A iterator can be created with :cpp:func:`ccv_cnnp_dataframe_iter_new`. Which record to access can be controlled by :cpp:func:`ccv_cnnp_dataframe_iter_set_cursor`. Reset the cursor will invalidate prefetched records. Records can be prefetched. If a record is prefetched, :cpp:func:`ccv_cnnp_dataframe_iter_next` will simply return the record from prefetch cache.
A stream context is used to coordinate data prefetch and iteration. If the stream context is provided, both prefetch and iteration are asynchronous and happens on the given stream context. A typical use case is to get record on one stream context, pass that record to a graph for computation with this stream context, and start prefetch immediately on a different stream context. When the graph computation is done, switch to the prefetch stream context to get the record and initiate another round of graph computation. Effectively, this allows us to overlap data preparation with actual computation.
The data preparation pipeline can be long. Thus, dataframe API prefers pull for such processing. When a column is requested, it pulls in the data from other columns and then performs necessary transformations. It can include move data from CPU to a GPU device, applying data augmentation etc. The map function provided does the transformation.
Multiple rows can be combined with a reduce function. Because reduce function generates data with different row count, a new dataframe is created (when map, only a new column within existing dataframe added). Similarly to map, when doing reduce, the data preparation pipeline performs a pull to the data. This is typically used to batch multiple records into one tensor to feed the graph.
Comparing with other dataframe APIs, the implementation at this time is pretty raw. We don't support sorting, or a more generic filtering (you can use reduce to do some filtering, but it is limited), or joining multiple dataframes. It is unclear to me how to implement these efficiently without worrying at certain point it becomes bottleneck. On the other hand, the above implementation is as efficient as you can get (because it is raw).
The raw dataframe API (i.e. :cpp:func:`ccv_cnnp_dataframe_new`, :cpp:func:`ccv_cnnp_dataframe_map` and :cpp:func:`ccv_cnnp_dataframe_reduce_new`) are hard to use. Unlike helper functions such as :cpp:func:`CPU_TENSOR_NCHW` in ccv_nnc_easy.h
, there is no helper functions to fill in the :cpp:class:`ccv_cnnp_column_data_t`. This is intentional. You should interact dataframe with its addons API instead.
The addons API are implemented with the raw dataframe API. It provides the ability to load data from :cpp:class:`ccv_array_t` (in the future, from CSV file and SQLite tables as well). Being able to iterate through a :cpp:class:`ccv_array_t` doesn't do much (you can do the same by iterating with for loop). The power comes from combining multiple operations on top of that. For example, if you have a :cpp:class:`ccv_array_t` of file names, you can use :cpp:func:`ccv_cnnp_dataframe_read_image` to load these files as images. Certain image jitter can be applied with :cpp:func:`ccv_cnnp_dataframe_image_random_jitter`. Finally, you can batch these images into tensors with :cpp:func:`ccv_cnnp_dataframe_batching_new`.

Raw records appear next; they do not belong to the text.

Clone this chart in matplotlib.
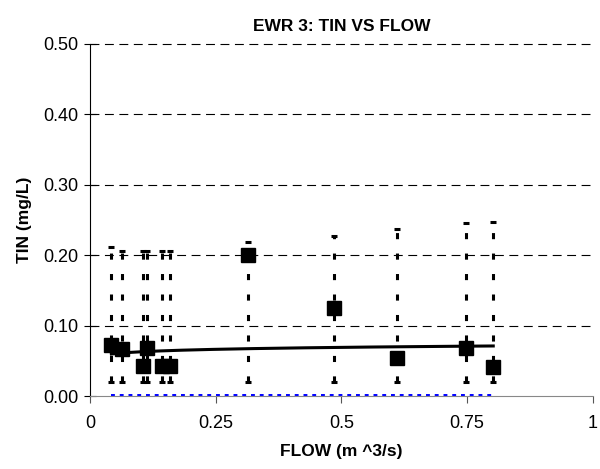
import matplotlib
matplotlib.use("Agg")
import matplotlib.pyplot as plt
import numpy as np

plt.rcParams['font.family'] = ['Liberation Sans', 'DejaVu Sans']

# flow (m^3/s), TIN (mg/L), and the range bars
flow = [0.0425, 0.064, 0.1045, 0.114, 0.144, 0.159, 0.314, 0.485, 0.611, 0.748, 0.802]
tin = [0.073, 0.067, 0.043, 0.069, 0.043, 0.043, 0.200, 0.126, 0.055, 0.069, 0.042]
tin_min = [0.02, 0.02, 0.02, 0.02, 0.02, 0.02, 0.02, 0.02, 0.02, 0.02, 0.02]
tin_max = [0.212, 0.206, 0.206, 0.206, 0.206, 0.206, 0.219, 0.228, 0.238, 0.246, 0.248]
baseline = [0, 0, 0, 0, 0, 0, 0, 0, 0, 0, 0]

x_ticks = [0, 0.25, 0.5, 0.75, 1]
x_labels = ['0', '0.25', '0.5', '0.75', '1']
y_ticks = [0, 0.1, 0.2, 0.3, 0.4, 0.5]

fig = plt.figure(figsize=(6, 4.69), dpi=100)
ax = fig.add_axes([0.15, 0.1546, 0.838, 0.752])

fx = np.array(flow)
fy = np.array(tin)

# range bars (dotted verticals with caps)
lo = fy - np.array(tin_min)
hi = np.array(tin_max) - fy
eb = ax.errorbar(fx, fy, yerr=[lo, hi], fmt='none', ecolor='black',
                 elinewidth=2.2, capsize=2.5, capthick=2.2, zorder=3)
for lc in eb[2]:
    lc.set_linestyle((0, (2, 4.7)))

# power trend line
b, a = np.polyfit(np.log(fx), np.log(fy), 1)
tx = np.linspace(fx.min(), fx.max(), 200)
ax.plot(tx, np.exp(a) * tx ** b, color='black', lw=2.2, zorder=4)

ax.plot(fx, fy, 's', color='black', ms=9.5, zorder=5)

ax.plot(fx, np.array(baseline) + 0.002, color='#0000ff', lw=1.4,
        linestyle=(0, (2, 2.5)), zorder=6, clip_on=False)

ax.set_xlim(0, 1)
ax.set_ylim(0, 0.5)
ax.set_xticks(x_ticks)
ax.set_xticklabels(x_labels)
ax.set_yticks(y_ticks)
ax.set_yticklabels(['%.2f' % v for v in y_ticks])
ax.tick_params(axis='x', direction='out', length=5, labelsize=13, pad=8, color='#555555')
ax.tick_params(axis='y', direction='inout', length=9, labelsize=13, pad=4)

for yv in y_ticks[1:]:
    ax.axhline(yv, color='black', lw=0.8, linestyle=(0, (8, 5)), zorder=1, clip_on=False)

ax.spines['top'].set_visible(False)
ax.spines['right'].set_visible(False)
ax.spines['bottom'].set_color('#888888')
ax.spines['left'].set_color('black')

ax.set_title('EWR 3: TIN VS FLOW', fontsize=12.5, fontweight='bold', pad=9)
ax.set_xlabel('FLOW (m ^3/s)', fontsize=12.5, fontweight='bold', labelpad=9)
ax.set_ylabel('TIN (mg/L)', fontsize=12.5, fontweight='bold', labelpad=8)

fig.savefig('out.png', dpi=100)
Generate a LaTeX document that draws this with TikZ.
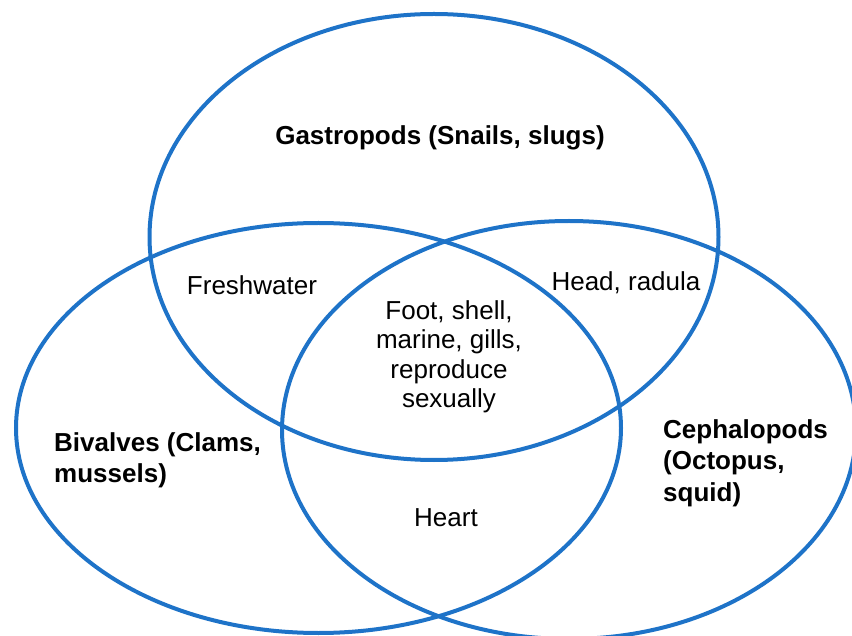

When you iterate through the newly created dataframe, you can get the batched tensor one by one. More importantly, using dataframe also supports stream contexts. When you prefetch on one stream context, it is done asynchronously on that stream context. Rather than using a IO thread for data loader, this is NNC's way of supporting asynchronous data loading v.s. training.
Fundamentally, using dataframe with addons enables you to express computations independent of the actual execution. The actual execution (such as reading from disk, applying image random jitter or copying to GPU) only happens when you prefetch or iterate through it. This enables the powerful abstraction to load, manipulate and feed data into NNC's training process.